**EXERCISE DESCRIPTION**
Keep pictures out. Copy exactly the lines from the one containing "Write the Plotly code for this chart." to the one containing "1.482, 1.716]", endpoints included.

-- Begin TASK INPUTS --

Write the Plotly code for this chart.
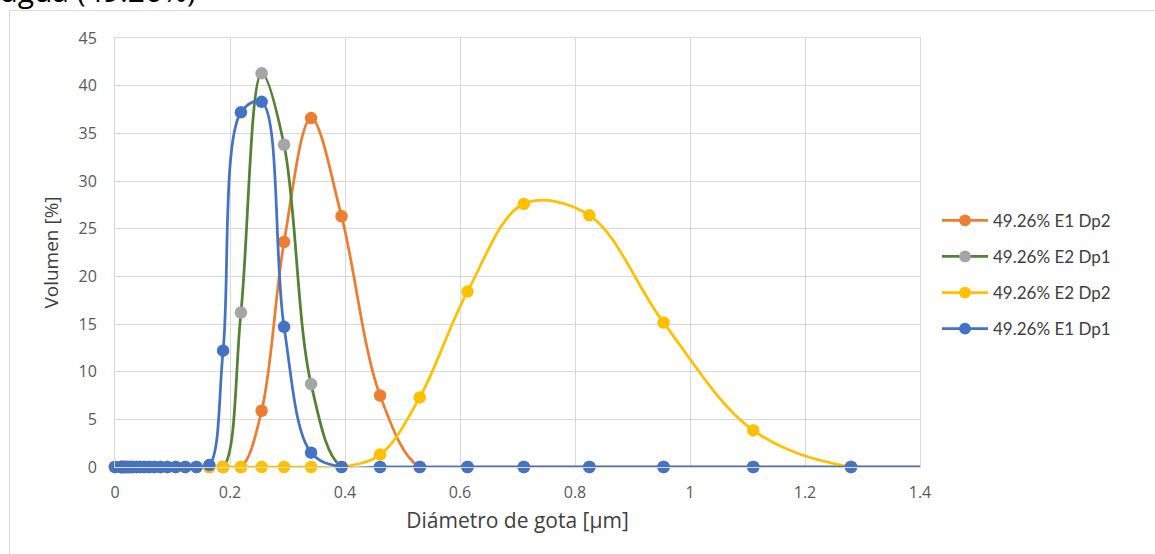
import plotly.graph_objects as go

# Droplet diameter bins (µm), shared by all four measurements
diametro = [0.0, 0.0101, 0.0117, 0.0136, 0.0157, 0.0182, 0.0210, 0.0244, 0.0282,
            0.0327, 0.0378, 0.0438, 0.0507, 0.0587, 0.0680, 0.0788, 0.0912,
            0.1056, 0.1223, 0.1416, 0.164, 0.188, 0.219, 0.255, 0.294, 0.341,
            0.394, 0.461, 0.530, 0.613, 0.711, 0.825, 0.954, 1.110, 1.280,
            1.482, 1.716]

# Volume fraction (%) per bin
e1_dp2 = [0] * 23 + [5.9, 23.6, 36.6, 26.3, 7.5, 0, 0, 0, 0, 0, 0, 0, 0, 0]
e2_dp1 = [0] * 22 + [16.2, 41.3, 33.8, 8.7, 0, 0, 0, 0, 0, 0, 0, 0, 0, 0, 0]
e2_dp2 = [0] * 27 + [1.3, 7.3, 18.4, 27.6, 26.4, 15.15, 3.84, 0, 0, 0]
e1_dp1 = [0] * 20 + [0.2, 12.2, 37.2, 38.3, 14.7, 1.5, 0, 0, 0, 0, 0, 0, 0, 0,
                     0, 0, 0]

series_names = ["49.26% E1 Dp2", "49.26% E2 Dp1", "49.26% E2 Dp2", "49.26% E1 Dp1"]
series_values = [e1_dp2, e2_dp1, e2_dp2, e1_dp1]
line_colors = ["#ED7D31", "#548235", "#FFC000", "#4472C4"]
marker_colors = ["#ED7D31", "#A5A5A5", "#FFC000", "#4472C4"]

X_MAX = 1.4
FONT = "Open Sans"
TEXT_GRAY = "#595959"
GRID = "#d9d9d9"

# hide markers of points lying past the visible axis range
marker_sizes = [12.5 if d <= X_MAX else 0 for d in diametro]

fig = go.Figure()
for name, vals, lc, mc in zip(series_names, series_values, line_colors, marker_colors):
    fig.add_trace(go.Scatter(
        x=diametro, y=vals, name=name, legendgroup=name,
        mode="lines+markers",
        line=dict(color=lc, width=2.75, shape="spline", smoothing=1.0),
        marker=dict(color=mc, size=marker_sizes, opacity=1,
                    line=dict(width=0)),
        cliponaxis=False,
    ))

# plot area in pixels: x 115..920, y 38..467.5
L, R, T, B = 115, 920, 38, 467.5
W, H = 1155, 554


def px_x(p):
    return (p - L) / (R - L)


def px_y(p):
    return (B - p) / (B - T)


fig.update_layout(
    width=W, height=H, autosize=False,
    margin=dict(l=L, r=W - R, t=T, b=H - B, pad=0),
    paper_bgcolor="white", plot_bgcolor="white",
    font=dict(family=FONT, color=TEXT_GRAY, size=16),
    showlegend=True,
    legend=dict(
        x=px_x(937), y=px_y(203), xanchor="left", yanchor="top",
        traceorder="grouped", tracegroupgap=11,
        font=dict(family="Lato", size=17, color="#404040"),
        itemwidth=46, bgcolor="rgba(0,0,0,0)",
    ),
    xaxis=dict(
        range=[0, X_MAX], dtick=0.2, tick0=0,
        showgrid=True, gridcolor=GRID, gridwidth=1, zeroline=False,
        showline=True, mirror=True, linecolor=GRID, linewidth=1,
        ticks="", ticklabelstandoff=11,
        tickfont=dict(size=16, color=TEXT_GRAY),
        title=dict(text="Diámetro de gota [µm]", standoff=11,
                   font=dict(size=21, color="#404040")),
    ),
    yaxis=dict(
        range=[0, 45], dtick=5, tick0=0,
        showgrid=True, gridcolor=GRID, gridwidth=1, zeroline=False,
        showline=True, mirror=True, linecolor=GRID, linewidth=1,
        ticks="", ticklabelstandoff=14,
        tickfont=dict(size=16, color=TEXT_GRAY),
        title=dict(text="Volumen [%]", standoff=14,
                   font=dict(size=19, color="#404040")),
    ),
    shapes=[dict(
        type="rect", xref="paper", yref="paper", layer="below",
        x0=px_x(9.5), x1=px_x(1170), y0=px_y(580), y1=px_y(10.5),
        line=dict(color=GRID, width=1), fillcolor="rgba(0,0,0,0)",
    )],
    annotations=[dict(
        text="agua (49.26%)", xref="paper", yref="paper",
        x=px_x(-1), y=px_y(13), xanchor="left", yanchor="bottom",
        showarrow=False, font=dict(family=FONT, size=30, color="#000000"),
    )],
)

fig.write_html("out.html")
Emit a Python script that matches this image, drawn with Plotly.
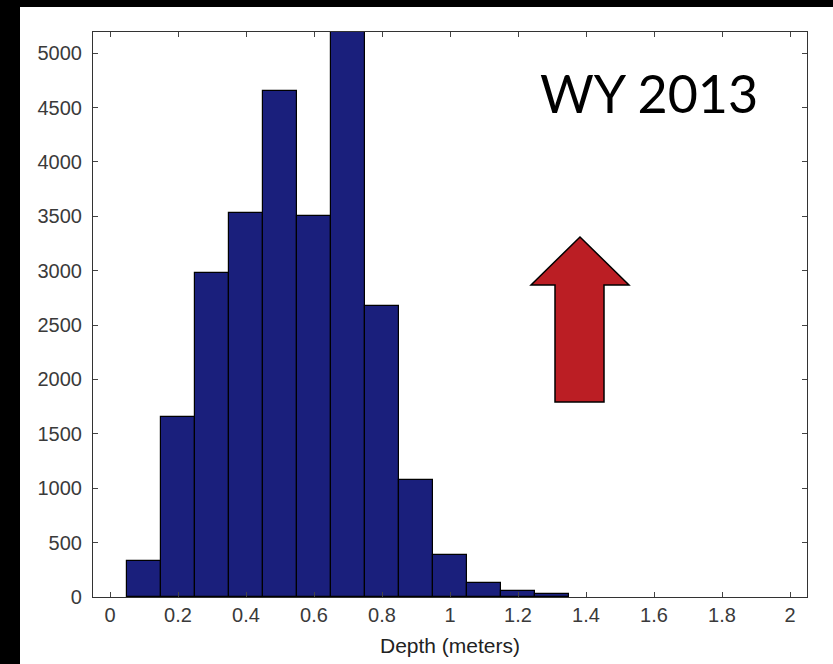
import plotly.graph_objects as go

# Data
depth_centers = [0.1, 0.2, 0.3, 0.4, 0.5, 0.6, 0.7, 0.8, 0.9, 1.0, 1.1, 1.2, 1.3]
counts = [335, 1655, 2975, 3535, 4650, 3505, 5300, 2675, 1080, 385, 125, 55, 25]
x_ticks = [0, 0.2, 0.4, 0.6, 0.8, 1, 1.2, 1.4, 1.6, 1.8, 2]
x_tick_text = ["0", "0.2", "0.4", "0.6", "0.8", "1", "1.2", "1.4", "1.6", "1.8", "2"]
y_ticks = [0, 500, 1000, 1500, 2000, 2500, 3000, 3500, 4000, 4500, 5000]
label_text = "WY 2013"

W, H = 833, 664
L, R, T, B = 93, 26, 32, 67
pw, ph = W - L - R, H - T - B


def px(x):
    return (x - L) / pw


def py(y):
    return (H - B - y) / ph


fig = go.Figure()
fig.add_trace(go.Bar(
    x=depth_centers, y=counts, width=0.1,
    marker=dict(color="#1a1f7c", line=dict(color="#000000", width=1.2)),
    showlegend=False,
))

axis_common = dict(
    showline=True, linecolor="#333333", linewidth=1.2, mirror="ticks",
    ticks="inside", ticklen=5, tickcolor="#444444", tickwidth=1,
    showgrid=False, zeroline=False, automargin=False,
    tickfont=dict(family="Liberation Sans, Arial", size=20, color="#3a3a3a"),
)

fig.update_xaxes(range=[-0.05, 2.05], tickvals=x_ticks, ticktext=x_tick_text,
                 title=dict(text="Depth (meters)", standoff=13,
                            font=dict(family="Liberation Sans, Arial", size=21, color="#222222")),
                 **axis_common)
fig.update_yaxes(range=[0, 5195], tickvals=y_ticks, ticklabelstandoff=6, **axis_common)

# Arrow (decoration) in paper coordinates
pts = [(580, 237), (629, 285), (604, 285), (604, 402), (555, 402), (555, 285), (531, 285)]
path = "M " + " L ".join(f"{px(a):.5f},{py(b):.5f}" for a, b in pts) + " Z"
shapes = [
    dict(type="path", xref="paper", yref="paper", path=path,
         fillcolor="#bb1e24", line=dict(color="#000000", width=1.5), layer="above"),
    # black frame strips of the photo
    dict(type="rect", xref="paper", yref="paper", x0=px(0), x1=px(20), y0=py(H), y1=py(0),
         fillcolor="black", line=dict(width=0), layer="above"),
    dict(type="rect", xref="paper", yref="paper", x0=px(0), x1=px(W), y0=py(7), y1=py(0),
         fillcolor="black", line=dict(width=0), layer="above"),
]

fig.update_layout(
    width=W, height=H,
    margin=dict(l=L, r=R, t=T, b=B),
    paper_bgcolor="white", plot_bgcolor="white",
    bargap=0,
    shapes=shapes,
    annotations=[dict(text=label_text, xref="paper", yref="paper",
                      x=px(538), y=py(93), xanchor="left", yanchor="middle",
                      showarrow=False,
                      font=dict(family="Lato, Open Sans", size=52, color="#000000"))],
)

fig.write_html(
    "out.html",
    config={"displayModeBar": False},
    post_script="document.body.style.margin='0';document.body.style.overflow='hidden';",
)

-- End TASK INPUTS --
-- Begin TASK INPUTS --

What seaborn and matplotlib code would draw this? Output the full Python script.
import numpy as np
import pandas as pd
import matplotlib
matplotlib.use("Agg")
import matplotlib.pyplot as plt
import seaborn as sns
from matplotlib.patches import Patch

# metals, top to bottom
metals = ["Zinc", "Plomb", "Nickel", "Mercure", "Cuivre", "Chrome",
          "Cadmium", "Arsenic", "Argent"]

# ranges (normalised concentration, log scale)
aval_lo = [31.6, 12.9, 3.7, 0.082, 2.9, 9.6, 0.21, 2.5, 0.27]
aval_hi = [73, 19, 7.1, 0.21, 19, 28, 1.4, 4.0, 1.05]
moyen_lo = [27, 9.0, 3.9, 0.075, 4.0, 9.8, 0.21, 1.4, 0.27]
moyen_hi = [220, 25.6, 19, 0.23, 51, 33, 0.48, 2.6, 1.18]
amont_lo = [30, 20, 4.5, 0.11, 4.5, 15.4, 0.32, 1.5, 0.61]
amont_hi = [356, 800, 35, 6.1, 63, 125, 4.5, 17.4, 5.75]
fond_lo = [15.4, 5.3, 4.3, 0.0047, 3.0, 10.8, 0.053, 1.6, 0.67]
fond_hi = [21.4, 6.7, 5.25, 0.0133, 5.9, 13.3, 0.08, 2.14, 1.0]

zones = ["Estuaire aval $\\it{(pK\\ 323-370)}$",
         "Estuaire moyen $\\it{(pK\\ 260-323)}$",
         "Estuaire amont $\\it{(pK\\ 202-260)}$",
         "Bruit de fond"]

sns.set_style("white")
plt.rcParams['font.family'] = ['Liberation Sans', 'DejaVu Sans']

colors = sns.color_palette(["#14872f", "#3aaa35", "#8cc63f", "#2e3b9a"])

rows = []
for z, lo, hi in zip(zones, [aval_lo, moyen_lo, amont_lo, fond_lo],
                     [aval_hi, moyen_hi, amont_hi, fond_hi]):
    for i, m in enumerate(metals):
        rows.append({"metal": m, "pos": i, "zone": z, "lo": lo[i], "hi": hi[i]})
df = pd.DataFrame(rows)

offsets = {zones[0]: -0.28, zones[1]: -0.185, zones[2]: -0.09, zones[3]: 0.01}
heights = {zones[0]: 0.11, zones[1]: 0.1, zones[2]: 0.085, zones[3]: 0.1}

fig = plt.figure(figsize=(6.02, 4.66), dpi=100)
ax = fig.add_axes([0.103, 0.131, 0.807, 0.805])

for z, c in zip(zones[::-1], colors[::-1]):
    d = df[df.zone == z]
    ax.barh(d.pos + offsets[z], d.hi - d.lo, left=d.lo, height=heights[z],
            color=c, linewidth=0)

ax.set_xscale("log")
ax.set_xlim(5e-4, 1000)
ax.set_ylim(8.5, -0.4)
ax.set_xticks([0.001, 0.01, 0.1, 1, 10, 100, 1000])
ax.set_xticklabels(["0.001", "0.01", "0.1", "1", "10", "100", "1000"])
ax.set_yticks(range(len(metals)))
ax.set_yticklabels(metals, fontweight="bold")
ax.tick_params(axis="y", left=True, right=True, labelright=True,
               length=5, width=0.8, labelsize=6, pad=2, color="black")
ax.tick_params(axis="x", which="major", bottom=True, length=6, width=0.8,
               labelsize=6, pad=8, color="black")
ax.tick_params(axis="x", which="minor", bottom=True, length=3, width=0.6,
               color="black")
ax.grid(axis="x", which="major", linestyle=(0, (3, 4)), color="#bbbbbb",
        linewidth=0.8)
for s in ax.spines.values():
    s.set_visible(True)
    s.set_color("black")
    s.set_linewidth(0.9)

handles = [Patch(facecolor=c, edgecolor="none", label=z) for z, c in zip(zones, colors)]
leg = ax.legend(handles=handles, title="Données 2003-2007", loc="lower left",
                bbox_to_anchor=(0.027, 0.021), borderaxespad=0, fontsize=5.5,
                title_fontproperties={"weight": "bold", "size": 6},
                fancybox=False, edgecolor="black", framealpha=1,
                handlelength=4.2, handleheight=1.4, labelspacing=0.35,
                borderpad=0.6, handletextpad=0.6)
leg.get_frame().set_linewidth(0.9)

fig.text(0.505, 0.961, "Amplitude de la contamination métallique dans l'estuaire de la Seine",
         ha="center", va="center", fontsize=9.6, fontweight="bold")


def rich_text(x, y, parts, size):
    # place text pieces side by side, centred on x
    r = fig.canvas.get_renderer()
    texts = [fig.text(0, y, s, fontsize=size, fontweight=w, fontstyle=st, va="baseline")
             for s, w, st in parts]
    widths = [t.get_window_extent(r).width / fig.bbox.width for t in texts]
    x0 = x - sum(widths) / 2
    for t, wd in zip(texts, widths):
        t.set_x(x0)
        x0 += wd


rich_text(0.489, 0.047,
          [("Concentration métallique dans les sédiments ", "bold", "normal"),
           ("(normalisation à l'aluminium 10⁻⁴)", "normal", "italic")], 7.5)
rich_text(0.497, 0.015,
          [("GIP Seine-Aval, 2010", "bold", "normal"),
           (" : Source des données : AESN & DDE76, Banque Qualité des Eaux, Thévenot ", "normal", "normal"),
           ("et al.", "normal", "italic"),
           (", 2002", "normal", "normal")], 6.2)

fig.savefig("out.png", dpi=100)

-- End TASK INPUTS --

**EXERCISE ANSWER**
Write the Plotly code for this chart.
import plotly.graph_objects as go

# Droplet diameter bins (µm), shared by all four measurements
diametro = [0.0, 0.0101, 0.0117, 0.0136, 0.0157, 0.0182, 0.0210, 0.0244, 0.0282,
            0.0327, 0.0378, 0.0438, 0.0507, 0.0587, 0.0680, 0.0788, 0.0912,
            0.1056, 0.1223, 0.1416, 0.164, 0.188, 0.219, 0.255, 0.294, 0.341,
            0.394, 0.461, 0.530, 0.613, 0.711, 0.825, 0.954, 1.110, 1.280,
            1.482, 1.716]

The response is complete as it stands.